**SOURCE MATERIAL**
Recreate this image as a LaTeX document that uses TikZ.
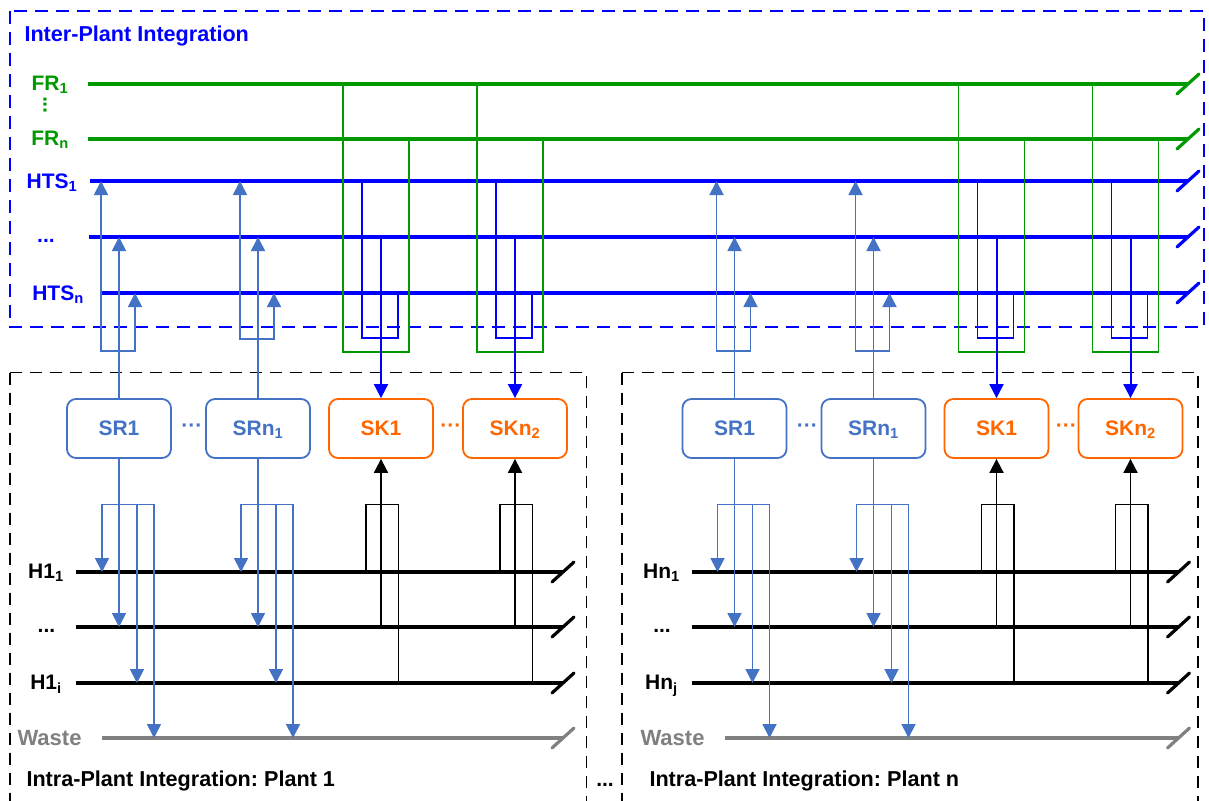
\documentclass[tikz,border=0pt]{standalone}
\usepackage{fontspec}
\setmainfont{Liberation Sans}
\usetikzlibrary{arrows.meta}
\definecolor{IPBlue}{HTML}{0000FF}
\definecolor{IPGreen}{HTML}{009900}
\definecolor{IPSource}{HTML}{4472C4}
\definecolor{IPSink}{HTML}{FF6600}
\definecolor{IPWaste}{HTML}{808080}
\newcommand{\ipsub}[1]{\textsubscript{#1}}
\frenchspacing
\tikzset{
  bus/.style={line width=3.2pt},
  busend/.style={line width=3.2pt,line cap=round},
  oneway/.style={-{Triangle[length=14pt,width=14pt]}},
  twoway/.style={{Triangle[length=14pt,width=14pt]}-{Triangle[length=14pt,width=14pt]}},
  srline/.style={IPSource,line width=1.8pt},
  kline/.style={black,line width=1.8pt},
  htsthin/.style={IPBlue,line width=1.6pt},
  frthin/.style={IPGreen,line width=1.6pt},
  unitbox/.style={rounded corners=9pt,line width=1.8pt,minimum width=104pt,minimum height=59pt,text height=14pt,text depth=0pt},
  srbox/.style={unitbox,draw=IPSource,text=IPSource},
  skbox/.style={unitbox,draw=IPSink,text=IPSink},
  title/.style={font=\bfseries\fontsize{21.6}{26}\selectfont,anchor=base west},
}

\begin{document}
\begin{tikzpicture}[x=1pt,y=-1pt,font=\bfseries\fontsize{21}{25}\selectfont]
\useasboundingbox (0,0) rectangle (1209,800);
\draw[IPBlue,line width=2pt,dash pattern=on 13pt off 8pt] (10,11) rectangle (1204,327);
\node[title,IPBlue] (inter) at (21,41.7) {Inter-Plant Integration};
\foreach \b/\xs/\y/\c in {fr1/88/84/IPGreen,frn/88/139/IPGreen,hts1/90/181/IPBlue,htsm/89/237/IPBlue,htsn/101/293/IPBlue}{
  \coordinate (\b) at (\xs,\y);
  \coordinate (e\b) at (1188,\y);
  \draw[bus,\c] (\b) -- (e\b);
  \draw[busend,\c] ([xshift=-11pt,yshift=-10pt]e\b) -- ([xshift=11pt,yshift=10pt]e\b);
}
\node[anchor=base,IPGreen] (lfr1) at (50,90) {FR\ipsub{1}};
\node[IPGreen,rotate=90] (lfrdots) at (45,105) {...};
\node[anchor=base,IPGreen] (lfrn) at (50,145) {FR\ipsub{n}};
\node[anchor=base,IPBlue] (lhts1) at (52,188) {HTS\ipsub{1}};
\node[anchor=base,IPBlue] (lhtsm) at (46,242.5) {...};
\node[anchor=base,IPBlue] (lhtsn) at (58,300) {HTS\ipsub{n}};
\node[anchor=base] (plantdots) at (605,786) {...};
\foreach \p/\dx/\hl/\wx/\bx/\ry in {1/0/i/102/10/339,n/615.5/j/725/621.7/351}{
  \draw[line width=1.8pt,dash pattern=on 12pt off 8pt] (\bx,372.5) rectangle (\bx+576.5,812);
  \node[title] (intra\p) at (\wx-79,786) {Intra-Plant Integration: Plant \p};
  \node[srbox] (sra\p) at (119+\dx,428.5) {SR1};
  \node[srbox] (srb\p) at (258+\dx,428.5) {SRn\ipsub{1}};
  \node[skbox] (ska\p) at (381+\dx,428.5) {SK1};
  \node[skbox] (skb\p) at (515+\dx,428.5) {SKn\ipsub{2}};
  \node[IPSource] (srdots\p) at ([xshift=20pt]sra\p.east) {···};
  \node[IPSink] (skdots\p) at ([xshift=17pt]ska\p.east) {···};
  \foreach \h/\y in {ha/572,hm/627,hi/683}{
    \coordinate (\h\p) at (76+\dx,\y);
    \coordinate (e\h\p) at (563+\dx,\y);
    \draw[bus] (\h\p) -- (e\h\p);
    \draw[busend] ([xshift=-11pt,yshift=-10pt]e\h\p) -- ([xshift=11pt,yshift=10pt]e\h\p);
  }
  \coordinate (w\p) at (\wx,738);
  \coordinate (ew\p) at (563+\dx,738);
  \draw[bus,IPWaste] (w\p) -- (ew\p);
  \draw[busend,IPWaste] ([xshift=-11pt,yshift=-10pt]ew\p) -- ([xshift=11pt,yshift=10pt]ew\p);
  \node[anchor=base] (lha\p) at (46+\dx,578.5) {H\p\ipsub{1}};
  \node[anchor=base] (lhm\p) at (46.5+\dx,632.5) {...};
  \node[anchor=base] (lhi\p) at (46+\dx,689.5) {H\p\ipsub{\hl}};
  \node[anchor=base,IPWaste,font=\bfseries\fontsize{22}{26}\selectfont] (lw\p) at (\wx-52.5,745) {Waste};
  \foreach \s/\yb in {sra\p/351,srb\p/\ry}{
    \draw[srline,oneway] (\s.north) -- (\s.north |- htsm);
    \draw[srline,twoway] ([xshift=-18pt]\s.north |- hts1) -- ([xshift=-18pt]\s.north |- 0,\yb) -| ([xshift=16pt]\s.north |- htsn);
    \draw[srline,oneway] (\s.south) -- (\s.south |- hm\p);
    \draw[srline,twoway] ([xshift=-17pt]\s.south |- ha\p) |- ([xshift=35pt]\s.south |- 0,504.5) -- ([xshift=35pt]\s.south |- w\p);
    \draw[srline,oneway] ([xshift=18pt]\s.south |- 0,504.5) -- ([xshift=18pt]\s.south |- hi\p);
  }
  \foreach \k in {ska\p,skb\p}{
    \draw[frthin] ([xshift=-38pt]\k.north |- fr1) |- ([xshift=28pt]\k.north |- 0,352) -- ([xshift=28pt]\k.north |- frn);
    \draw[htsthin] ([xshift=-19pt]\k.north |- hts1) |- ([xshift=17pt]\k.north |- 0,338) -- ([xshift=17pt]\k.north |- htsn);
    \draw[IPBlue,line width=2pt,oneway] (\k.north |- htsm) -- (\k.north);
    \draw[kline,oneway] (\k.south |- hm\p) -- (\k.south);
    \draw[kline] ([xshift=-15pt]\k.south |- ha\p) |- ([xshift=17.5pt]\k.south |- 0,504.5) -- ([xshift=17.5pt]\k.south |- hi\p);
  }
}
\end{tikzpicture}
\end{document}
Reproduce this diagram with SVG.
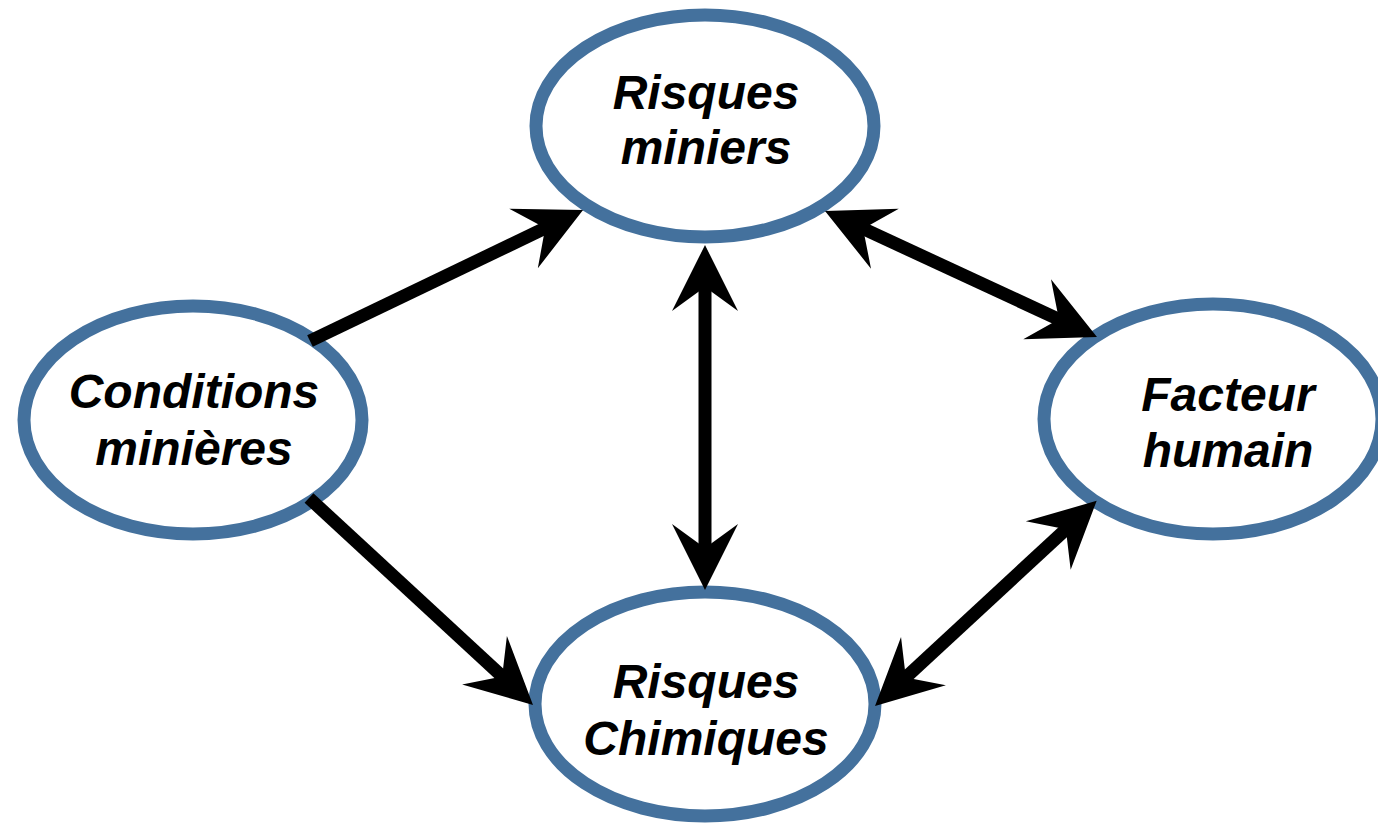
<svg xmlns="http://www.w3.org/2000/svg" width="1378" height="824" viewBox="0 0 1378 824">
<style>
.node ellipse{fill:#fff;stroke:#44719D;stroke-width:13}
.node text{font-family:"Liberation Sans",Arial,sans-serif;font-weight:bold;font-style:italic;font-size:48px;fill:#000;text-anchor:middle}
.conn path{fill:none;stroke:#000;stroke-width:13;stroke-linecap:butt}
</style>
<defs>
<marker id="ah" markerUnits="userSpaceOnUse" orient="auto-start-reverse" refX="0" refY="0" markerWidth="1" markerHeight="1" overflow="visible">
<path d="M26,0 L-40,-33 L-16,0 L-40,33 Z" fill="#000"/>
</marker>
</defs>
<rect width="1378" height="824" fill="#fff"/>
<g id="risques-miniers" class="node">
<ellipse cx="705" cy="126" rx="169" ry="111"/>
<text x="706" y="109">Risques</text>
<text x="706" y="164">miniers</text>
</g>
<g id="conditions-minieres" class="node">
<ellipse cx="193" cy="420" rx="169" ry="114"/>
<text x="194" y="408">Conditions</text>
<text x="194" y="465">minières</text>
</g>
<g id="facteur-humain" class="node">
<ellipse cx="1213" cy="419" rx="169" ry="115"/>
<text x="1228" y="411">Facteur</text>
<text x="1228" y="467">humain</text>
</g>
<g id="risques-chimiques" class="node">
<ellipse cx="705" cy="704" rx="170" ry="112"/>
<text x="706" y="698">Risques</text>
<text x="706" y="755">Chimiques</text>
</g>
<g id="connectors" class="conn">
<path d="M310,341 L559.6,221.2" marker-end="url(#ah)"/>
<path d="M309,498 L513.9,687.3" marker-end="url(#ah)"/>
<path d="M705,271 L705,564" marker-start="url(#ah)" marker-end="url(#ah)"/>
<path d="M848.6,221.9 L1073.4,326.1" marker-start="url(#ah)" marker-end="url(#ah)"/>
<path d="M894.1,688.3 L1077.6,518.4" marker-start="url(#ah)" marker-end="url(#ah)"/>
</g>
</svg>
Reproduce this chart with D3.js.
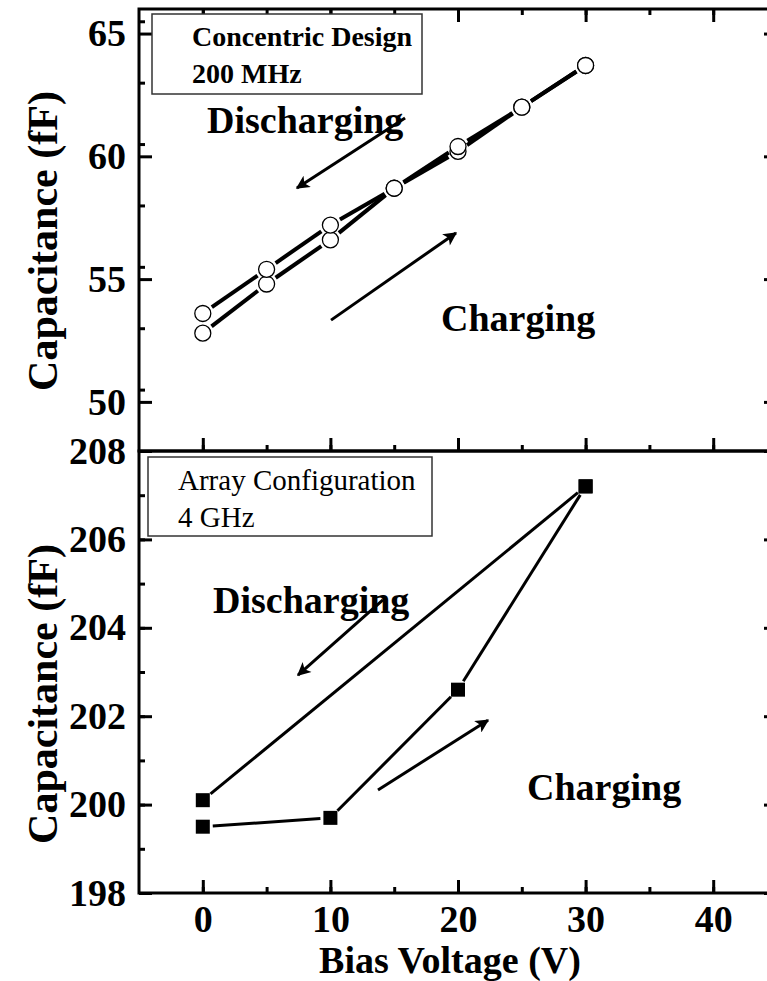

**WHAT THIS TASK INVOLVES**
Locate the word "Reproduce" in the records and collect each line it appears in.

**REPLY TO THE EXERCISE**
Reproduce this diagram with SVG.
Reproduce this chart with D3.js.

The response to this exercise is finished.